UPDATE: I don’t know if this is an accurate description, or if it’s related to anything else, but Mike Hudak says “there is something seriously disturbing about the situation in San Francisco that must not be ignored.”
Still, it’s not all doom and gloom. The Boy Scouts is going to let girls join. At this point with the Boy Scouts, the worse the better. If the organization is going to go under, let it go quickly. Having girls join will hasten its demise, and maybe encourage the development of other organizations for boys.
Five hundred twenty-five years ago Christopher Columbus discovered America, and brought civilization to the western hemisphere. I hope we can keep it going.
“The truth is that along with real economic progress there has been a parallel big degradation in the lived experience of life in much of America, a part of America largely invisible to and certainly not relatable to on a visceral level by most of those in booming sections of global cities. I’m all in favor of understanding the very real way that technology and other innovations have made our lives better, and fully capturing that in statistics. But we need to be equally as diligent in capturing and measuring the downsides of those trends, an effort I’ve read much less about in the papers.” — How Much Value Do Economists Assign to Having Married Parents Who Aren’t on Drugs?
A pre-1965 silver dollar might be worth roughly ten dollars today, so you could say our money has lost ninety percent of its value. On the other hand, what would a modest 2017 Dell computer have cost in 1965? Six hundred dollars today doubling every eighteen months back to 1965 comes to some figure in scientific notation. On yet another hand, in 1965 my father was married to my mother and lived in the house with us – a common arrangement in those days, somewhat less so today.
Not a review
We’d been out to dinner, and the pilot of Star Trek: Discovery was well in progress when I turned on the tv. I watched for a couple of minutes and thought, “eh, I’ve seen this one,” and surfed on by. No idea really what it’s about (the exec was hollering at the captain about the pressing need to attack the Klingons) but it seemed predictable and a bit tedious. That’s not fair, of course, since I didn’t actually watch the show. I’ve enjoyed the recent Star Trek movies that I’ve seen, but maybe the franchise has passed me by. I’m sure they’ve got a target demographic, and equally sure it doesn’t include me.

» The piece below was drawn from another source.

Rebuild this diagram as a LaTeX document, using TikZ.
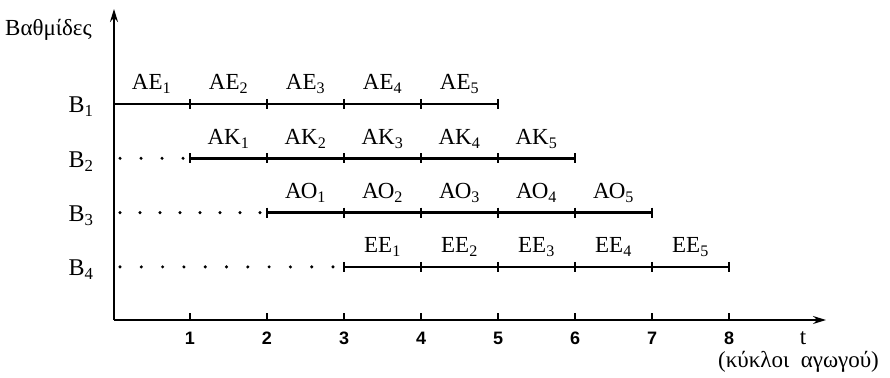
\documentclass[tikz,border=0pt]{standalone}
\usepackage{fontspec}
\setmainfont{Liberation Serif}
\newfontfamily\numfont{Liberation Sans}
\usetikzlibrary{arrows.meta}
\tikzset{
  axis/.style={line width=1.7pt, -{Stealth[length=13pt,width=8pt]}},
  stageline/.style={line width=2.4pt},
  rowtick/.style={line width=1.4pt},
  axtick/.style={line width=1.1pt},
  stagelbl/.style={anchor=base, inner sep=0pt, font=\fontsize{23}{26}\selectfont},
  rowlbl/.style={anchor=base, inner sep=0pt, font=\fontsize{24}{27}\selectfont},
  numlbl/.style={anchor=base, inner sep=0pt, font=\numfont\bfseries\fontsize{18}{20}\selectfont},
  greeklbl/.style={anchor=base west, inner sep=0pt, font=\fontsize{23}{26}\selectfont},
  dotmark/.style={fill=black, draw=none}
}
\begin{document}
\begin{tikzpicture}[x=1pt,y=-1pt]
\useasboundingbox (0,0) rectangle (890,377);
% axes
\coordinate (O) at (114,320);
\coordinate (ytop) at (114,9);
\coordinate (xend) at (826,320);
\draw[axis] (O) -- (ytop);
\draw[axis] (O) -- (xend);
\node[greeklbl] (ylab) at (5,36) {Βαθμίδες};
\node[numlbl, font=\fontsize{23}{26}\selectfont] (tlab) at (803,344) {t};
\node[greeklbl] (xlab) at (718,367) {(κύκλοι\ \ αγωγού)};
% axis ticks and numbers
\foreach \k in {1,...,8} {
  \coordinate (ax\k) at ({113+77*\k},320);
  \draw[axtick] (ax\k) -- ++(0,-7);
  \node[numlbl] (n\k) at ({113+77*\k},344) {\k};
}
% rows
\foreach \i/\pre in {1/ΑΕ,2/ΑΚ,3/ΑΟ,4/ΕΕ} {
  \pgfmathsetmacro{\yy}{104+54.3*(\i-1)}
  \pgfmathtruncatemacro{\s}{\i-1}
  \pgfmathtruncatemacro{\e}{\i+4}
  \node[rowlbl] (B\i) at (81,{\yy+9}) {Β\textsubscript{\i}};
  \coordinate (r\i s) at ({max(114,113+77*\s)},\yy);
  \coordinate (r\i e) at ({113+77*\e},\yy);
  \draw[stageline] (r\i s) -- (r\i e);
  \foreach \j in {\s,...,\e} {
    \ifnum\j>0
      \draw[rowtick] ({113+77*\j},{\yy-5}) -- ({113+77*\j},{\yy+5});
    \fi
  }
  \foreach \j in {1,...,5} {
    \pgfmathsetmacro{\xc}{113+77*(\s+\j-0.5)}
    \node[stagelbl] (L\i\j) at (\xc,{\yy-14}) {\pre\textsubscript{\j}};
  }
}
% leading dots
\foreach \k in {0,...,3} \fill[dotmark] ({120+21*\k},158.3) circle (1.7);
\foreach \k in {0,...,7} \fill[dotmark] ({120+20*\k},212.6) circle (1.7);
\foreach \k in {0,...,10} \fill[dotmark] ({120+21.3*\k},266.9) circle (1.7);
\end{tikzpicture}
\end{document}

Just scanning along on a quiet Sunday afternoon … blah blah blah … Tolkein … Kalamazoo…
Hmm, some connection there? Scan more slowly…
“…wrote this at a roundtable for Homonationalisms at Kalamazoo last year…”
So I missed it. The roundtable for Homonationalisms has come and gone, without me. And it was in Kalamazoo! I might have taken the train, and heard the conductor cry “Kalamazoo! Winnetka!”
Maybe next year it’ll be in Cucamonga.
From David Warren, The strait, and narrow. It’s good advice about paper, notebooks, and writing. But now that I think about it, that it’s good is what makes it subversive. All the bad advice has become conventional wisdom.